Um dos momentos marcantes de todo este Paraíso revela-se na dança sensual entre duas bailarinas, executando um tango assumidamente como mulheres. Ambas de vestido preto e elegante, de saltos altos, rodopiam ao som de um tango, ultrapassando um dos ideais convencionais do relacionamento heterossexual: na dança, como na vida, há um que domina e outro que é dominado. Assim como é tocante o solo que Pedro Santiago Cal desenvolve dançando à volta de um poste, trocando os papéis convencionais.

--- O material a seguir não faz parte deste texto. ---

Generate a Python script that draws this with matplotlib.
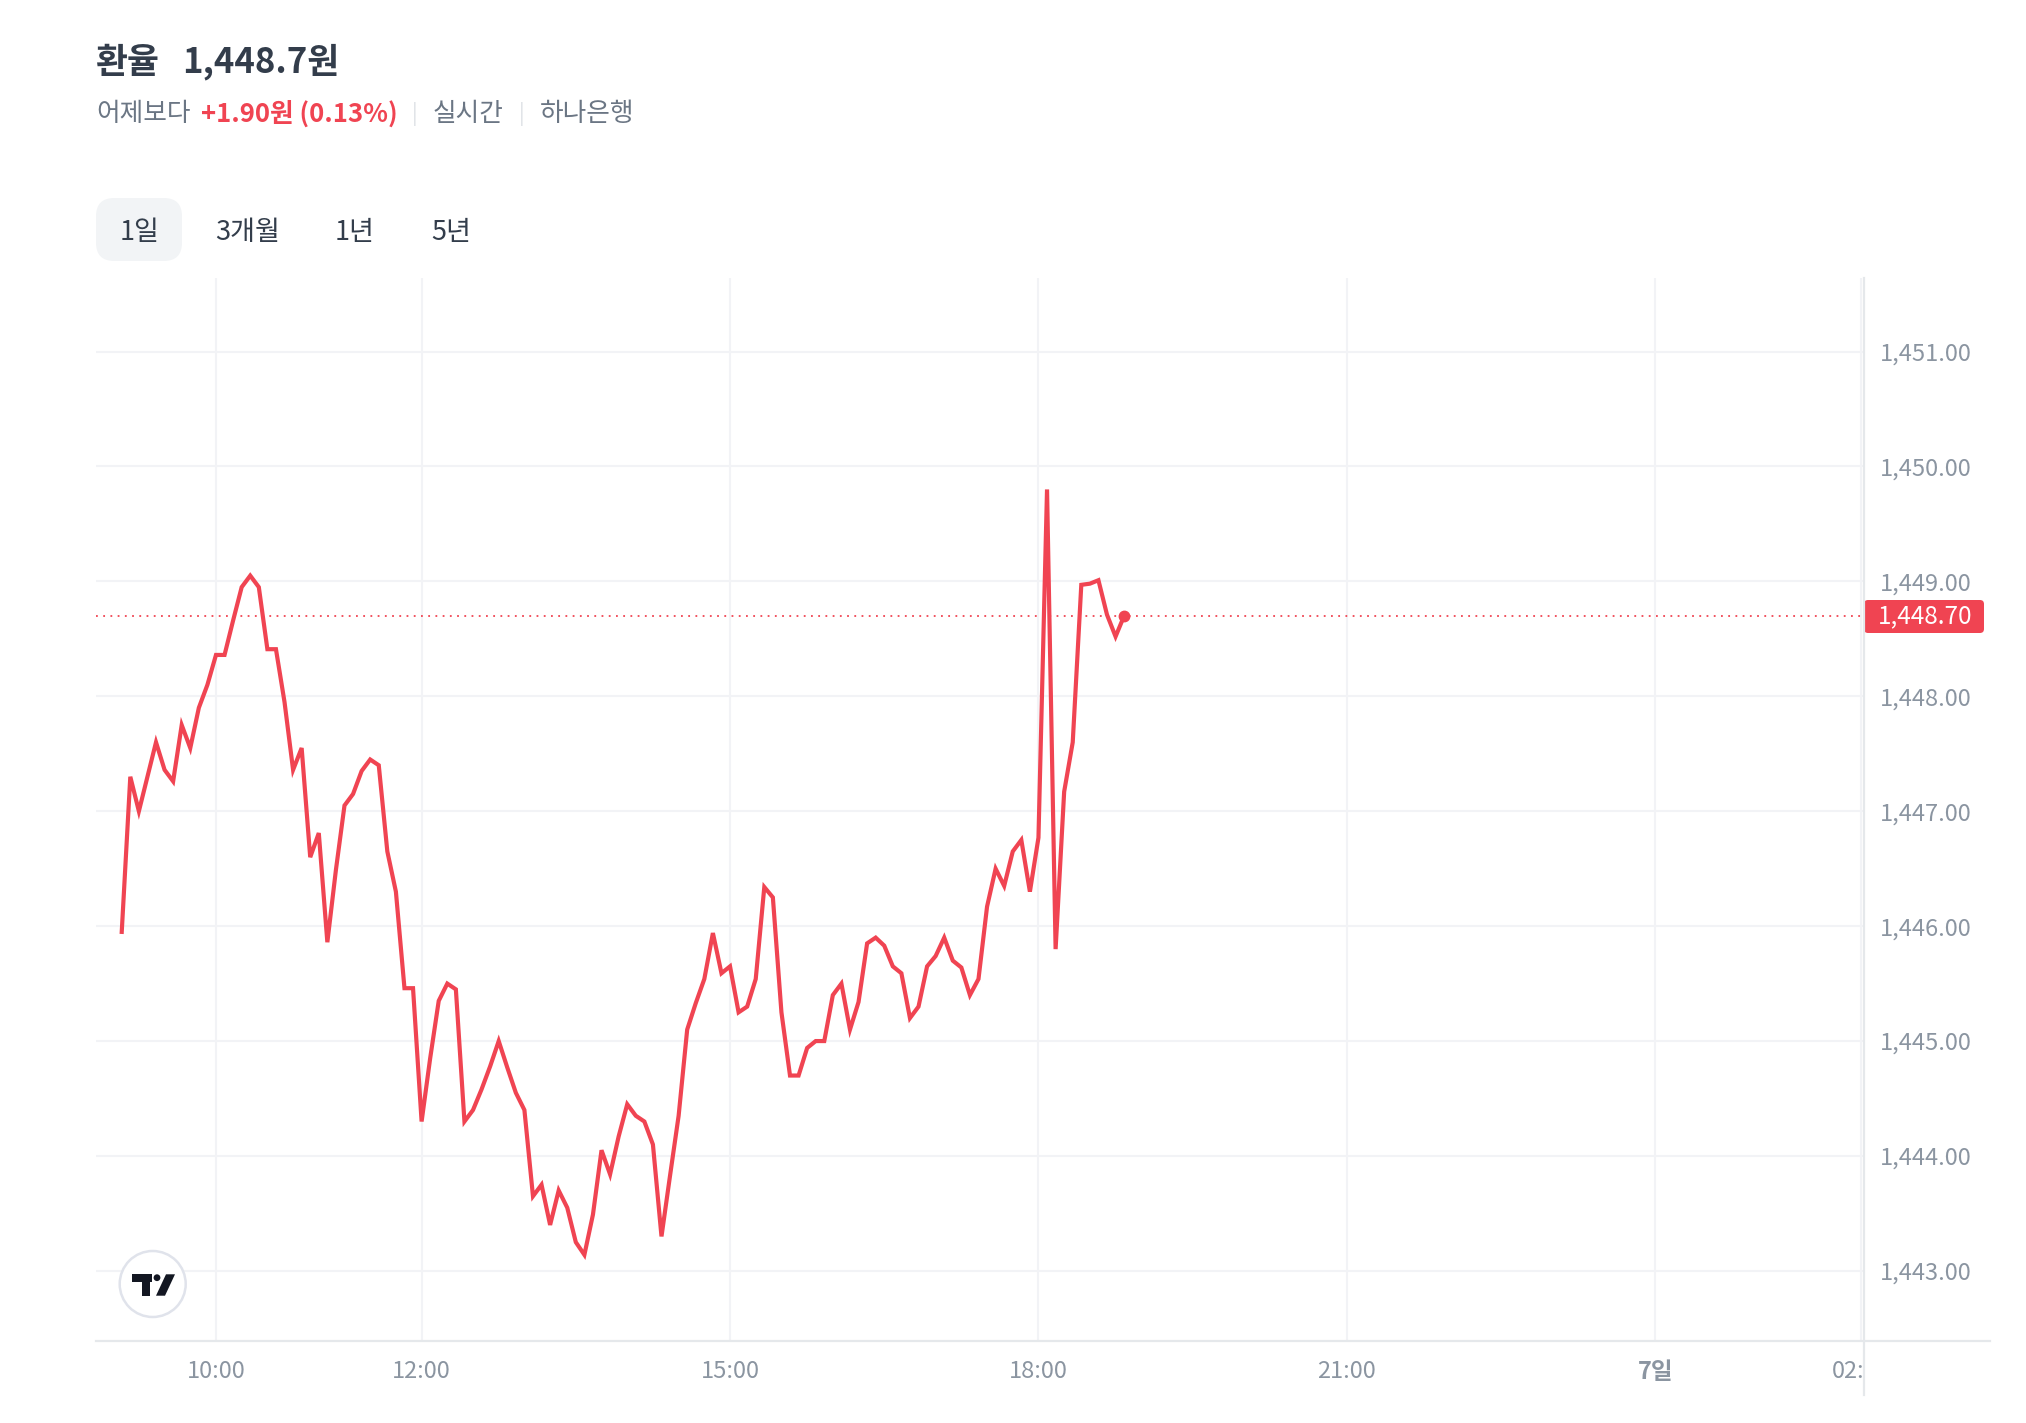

Porém, a ousadia e a provocação atingem o auge na canção de Ana Carolina Homens e Mulheres, interpretada por Catarina Santana. A atitude da bailarina é provocadora e no palco desenvolve-se um misto de encontros e desencontros pouco convencionais. Quando se ouve “eu gosto de homens e de mulheres. E você o que prefere?” o nosso olhar convencional desliga e começa a perspectivar noutras direcções. Por fim a bailarina abate-se ao cantar o tema Bang-Bang, imortalizado por Nancy Sinatra no filme Kill Bill. E permanece exposta e derrotada no seu vestido lamé até ser expulsa do paraíso.
O final é o fechar de um ciclo. O homem regressa pelo seu próprio pé e senta-se confortavelmente a tocar o pequeno acordeão. Depois de uma passagem pelo Paraíso o regresso à música genuína, à vida. O regresso, enfim, à imortalidade.
Com desenho de luz de Celestino Verdades, arranjos musicais de Renato Júnior e cenário de Olga Roriz e Pedro Santiago Cal, este Paraíso envolve o espectador numa viagem iniciática onde se confronta com o seu próprio desejo e regressa à vida transportando novas emoções. Um tributo à vida. Plena e condimentada de vários aromas.